▶ Exercise: Quote, verbatim, all material below, without pictures.

▶ Data extract:
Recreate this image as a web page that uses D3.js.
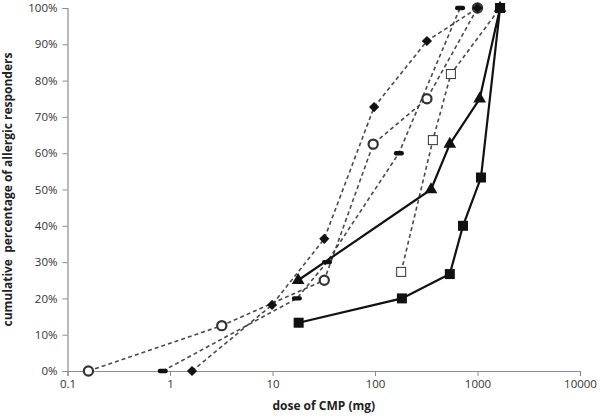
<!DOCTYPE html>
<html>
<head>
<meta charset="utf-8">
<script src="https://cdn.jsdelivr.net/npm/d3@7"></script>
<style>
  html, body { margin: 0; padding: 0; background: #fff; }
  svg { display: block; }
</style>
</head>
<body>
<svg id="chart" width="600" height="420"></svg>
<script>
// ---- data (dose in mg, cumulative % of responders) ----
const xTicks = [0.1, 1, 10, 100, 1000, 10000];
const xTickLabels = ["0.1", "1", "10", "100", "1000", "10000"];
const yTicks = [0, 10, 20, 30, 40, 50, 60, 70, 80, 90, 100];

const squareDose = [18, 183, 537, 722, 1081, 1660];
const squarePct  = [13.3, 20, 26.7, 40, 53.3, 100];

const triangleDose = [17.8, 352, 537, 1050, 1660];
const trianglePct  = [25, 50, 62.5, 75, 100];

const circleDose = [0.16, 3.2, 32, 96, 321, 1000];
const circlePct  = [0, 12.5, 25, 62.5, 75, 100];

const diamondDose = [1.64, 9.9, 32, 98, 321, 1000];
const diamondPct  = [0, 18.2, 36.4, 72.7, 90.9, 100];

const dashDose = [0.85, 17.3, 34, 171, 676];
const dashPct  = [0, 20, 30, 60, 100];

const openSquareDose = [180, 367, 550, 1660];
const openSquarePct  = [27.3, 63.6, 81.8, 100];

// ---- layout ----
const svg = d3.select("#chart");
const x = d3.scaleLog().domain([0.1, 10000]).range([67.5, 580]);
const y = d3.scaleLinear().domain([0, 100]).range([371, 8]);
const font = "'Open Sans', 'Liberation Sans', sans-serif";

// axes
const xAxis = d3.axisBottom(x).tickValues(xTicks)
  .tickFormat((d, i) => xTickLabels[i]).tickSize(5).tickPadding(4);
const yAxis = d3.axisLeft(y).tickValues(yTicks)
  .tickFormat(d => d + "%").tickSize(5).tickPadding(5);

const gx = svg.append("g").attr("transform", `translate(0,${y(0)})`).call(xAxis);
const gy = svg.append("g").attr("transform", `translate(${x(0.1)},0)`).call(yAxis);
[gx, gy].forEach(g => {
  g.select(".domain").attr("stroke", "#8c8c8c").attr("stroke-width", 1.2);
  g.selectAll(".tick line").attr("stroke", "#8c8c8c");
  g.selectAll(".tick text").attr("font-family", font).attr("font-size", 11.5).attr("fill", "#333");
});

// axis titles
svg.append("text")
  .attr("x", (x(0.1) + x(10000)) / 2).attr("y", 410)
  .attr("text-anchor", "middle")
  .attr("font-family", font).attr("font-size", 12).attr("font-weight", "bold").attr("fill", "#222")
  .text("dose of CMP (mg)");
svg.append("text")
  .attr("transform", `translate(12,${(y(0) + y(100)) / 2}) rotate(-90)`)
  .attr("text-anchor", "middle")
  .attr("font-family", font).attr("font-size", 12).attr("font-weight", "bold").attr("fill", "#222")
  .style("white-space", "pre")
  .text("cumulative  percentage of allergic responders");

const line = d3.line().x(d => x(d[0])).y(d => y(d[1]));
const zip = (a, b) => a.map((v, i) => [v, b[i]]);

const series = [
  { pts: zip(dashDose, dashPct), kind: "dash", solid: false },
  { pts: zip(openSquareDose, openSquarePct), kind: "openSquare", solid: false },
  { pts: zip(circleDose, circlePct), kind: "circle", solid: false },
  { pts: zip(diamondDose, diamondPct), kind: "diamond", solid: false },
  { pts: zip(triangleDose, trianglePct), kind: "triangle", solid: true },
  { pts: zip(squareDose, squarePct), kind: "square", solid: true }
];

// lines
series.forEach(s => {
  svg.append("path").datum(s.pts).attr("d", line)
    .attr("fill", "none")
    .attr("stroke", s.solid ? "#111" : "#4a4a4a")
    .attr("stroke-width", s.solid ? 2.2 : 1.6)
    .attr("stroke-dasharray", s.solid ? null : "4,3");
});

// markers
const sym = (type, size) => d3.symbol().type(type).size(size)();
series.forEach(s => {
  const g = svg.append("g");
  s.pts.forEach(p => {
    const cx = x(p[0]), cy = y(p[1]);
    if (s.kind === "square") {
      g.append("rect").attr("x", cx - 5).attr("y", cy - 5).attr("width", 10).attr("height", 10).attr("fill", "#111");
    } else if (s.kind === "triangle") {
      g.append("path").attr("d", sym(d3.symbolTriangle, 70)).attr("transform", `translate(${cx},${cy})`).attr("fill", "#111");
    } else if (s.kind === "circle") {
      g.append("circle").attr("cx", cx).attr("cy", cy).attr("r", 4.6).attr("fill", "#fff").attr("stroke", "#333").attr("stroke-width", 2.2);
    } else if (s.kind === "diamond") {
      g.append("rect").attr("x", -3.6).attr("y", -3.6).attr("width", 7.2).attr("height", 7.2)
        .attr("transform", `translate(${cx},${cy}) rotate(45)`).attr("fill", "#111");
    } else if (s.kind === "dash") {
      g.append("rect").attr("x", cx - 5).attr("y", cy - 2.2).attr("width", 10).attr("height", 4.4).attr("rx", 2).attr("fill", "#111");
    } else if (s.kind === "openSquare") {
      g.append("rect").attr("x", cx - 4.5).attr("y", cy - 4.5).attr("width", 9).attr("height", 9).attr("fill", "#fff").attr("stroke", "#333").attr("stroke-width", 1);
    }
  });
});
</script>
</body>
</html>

▶ Completed exercise:
Recreate this image as a web page that uses D3.js.
<!DOCTYPE html>
<html>
<head>
<meta charset="utf-8">
<script src="https://cdn.jsdelivr.net/npm/d3@7"></script>
<style>
  html, body { margin: 0; padding: 0; background: #fff; }
  svg { display: block; }
</style>
</head>
<body>
<svg id="chart" width="600" height="420"></svg>
<script>
// ---- data (dose in mg, cumulative % of responders) ----
const xTicks = [0.1, 1, 10, 100, 1000, 10000];
const xTickLabels = ["0.1", "1", "10", "100", "1000", "10000"];
const yTicks = [0, 10, 20, 30, 40, 50, 60, 70, 80, 90, 100];

const squareDose = [18, 183, 537, 722, 1081, 1660];
const squarePct  = [13.3, 20, 26.7, 40, 53.3, 100];

const triangleDose = [17.8, 352, 537, 1050, 1660];
const trianglePct  = [25, 50, 62.5, 75, 100];

const circleDose = [0.16, 3.2, 32, 96, 321, 1000];
const circlePct  = [0, 12.5, 25, 62.5, 75, 100];

const diamondDose = [1.64, 9.9, 32, 98, 321, 1000];
const diamondPct  = [0, 18.2, 36.4, 72.7, 90.9, 100];

const dashDose = [0.85, 17.3, 34, 171, 676];
const dashPct  = [0, 20, 30, 60, 100];

const openSquareDose = [180, 367, 550, 1660];
const openSquarePct  = [27.3, 63.6, 81.8, 100];

// ---- layout ----
const svg = d3.select("#chart");
const x = d3.scaleLog().domain([0.1, 10000]).range([67.5, 580]);
const y = d3.scaleLinear().domain([0, 100]).range([371, 8]);
const font = "'Open Sans', 'Liberation Sans', sans-serif";

// axes
const xAxis = d3.axisBottom(x).tickValues(xTicks)
  .tickFormat((d, i) => xTickLabels[i]).tickSize(5).tickPadding(4);
const yAxis = d3.axisLeft(y).tickValues(yTicks)
  .tickFormat(d => d + "%").tickSize(5).tickPadding(5);

const gx = svg.append("g").attr("transform", `translate(0,${y(0)})`).call(xAxis);
const gy = svg.append("g").attr("transform", `translate(${x(0.1)},0)`).call(yAxis);
[gx, gy].forEach(g => {
  g.select(".domain").attr("stroke", "#8c8c8c").attr("stroke-width", 1.2);
  g.selectAll(".tick line").attr("stroke", "#8c8c8c");
  g.selectAll(".tick text").attr("font-family", font).attr("font-size", 11.5).attr("fill", "#333");
});

// axis titles
svg.append("text")
  .attr("x", (x(0.1) + x(10000)) / 2).attr("y", 410)
  .attr("text-anchor", "middle")
  .attr("font-family", font).attr("font-size", 12).attr("font-weight", "bold").attr("fill", "#222")
  .text("dose of CMP (mg)");
svg.append("text")
  .attr("transform", `translate(12,${(y(0) + y(100)) / 2}) rotate(-90)`)
  .attr("text-anchor", "middle")
  .attr("font-family", font).attr("font-size", 12).attr("font-weight", "bold").attr("fill", "#222")
  .style("white-space", "pre")
  .text("cumulative  percentage of allergic responders");

const line = d3.line().x(d => x(d[0])).y(d => y(d[1]));
const zip = (a, b) => a.map((v, i) => [v, b[i]]);

const series = [
  { pts: zip(dashDose, dashPct), kind: "dash", solid: false },
  { pts: zip(openSquareDose, openSquarePct), kind: "openSquare", solid: false },
  { pts: zip(circleDose, circlePct), kind: "circle", solid: false },
  { pts: zip(diamondDose, diamondPct), kind: "diamond", solid: false },
  { pts: zip(triangleDose, trianglePct), kind: "triangle", solid: true },
  { pts: zip(squareDose, squarePct), kind: "square", solid: true }
];

// lines
series.forEach(s => {
  svg.append("path").datum(s.pts).attr("d", line)
    .attr("fill", "none")
    .attr("stroke", s.solid ? "#111" : "#4a4a4a")
    .attr("stroke-width", s.solid ? 2.2 : 1.6)
    .attr("stroke-dasharray", s.solid ? null : "4,3");
});

// markers
const sym = (type, size) => d3.symbol().type(type).size(size)();
series.forEach(s => {
  const g = svg.append("g");
  s.pts.forEach(p => {
    const cx = x(p[0]), cy = y(p[1]);
    if (s.kind === "square") {
      g.append("rect").attr("x", cx - 5).attr("y", cy - 5).attr("width", 10).attr("height", 10).attr("fill", "#111");
    } else if (s.kind === "triangle") {
      g.append("path").attr("d", sym(d3.symbolTriangle, 70)).attr("transform", `translate(${cx},${cy})`).attr("fill", "#111");
    } else if (s.kind === "circle") {
      g.append("circle").attr("cx", cx).attr("cy", cy).attr("r", 4.6).attr("fill", "#fff").attr("stroke", "#333").attr("stroke-width", 2.2);
    } else if (s.kind === "diamond") {
      g.append("rect").attr("x", -3.6).attr("y", -3.6).attr("width", 7.2).attr("height", 7.2)
        .attr("transform", `translate(${cx},${cy}) rotate(45)`).attr("fill", "#111");
    } else if (s.kind === "dash") {
      g.append("rect").attr("x", cx - 5).attr("y", cy - 2.2).attr("width", 10).attr("height", 4.4).attr("rx", 2).attr("fill", "#111");
    } else if (s.kind === "openSquare") {
      g.append("rect").attr("x", cx - 4.5).attr("y", cy - 4.5).attr("width", 9).attr("height", 9).attr("fill", "#fff").attr("stroke", "#333").attr("stroke-width", 1);
    }
  });
});
</script>
</body>
</html>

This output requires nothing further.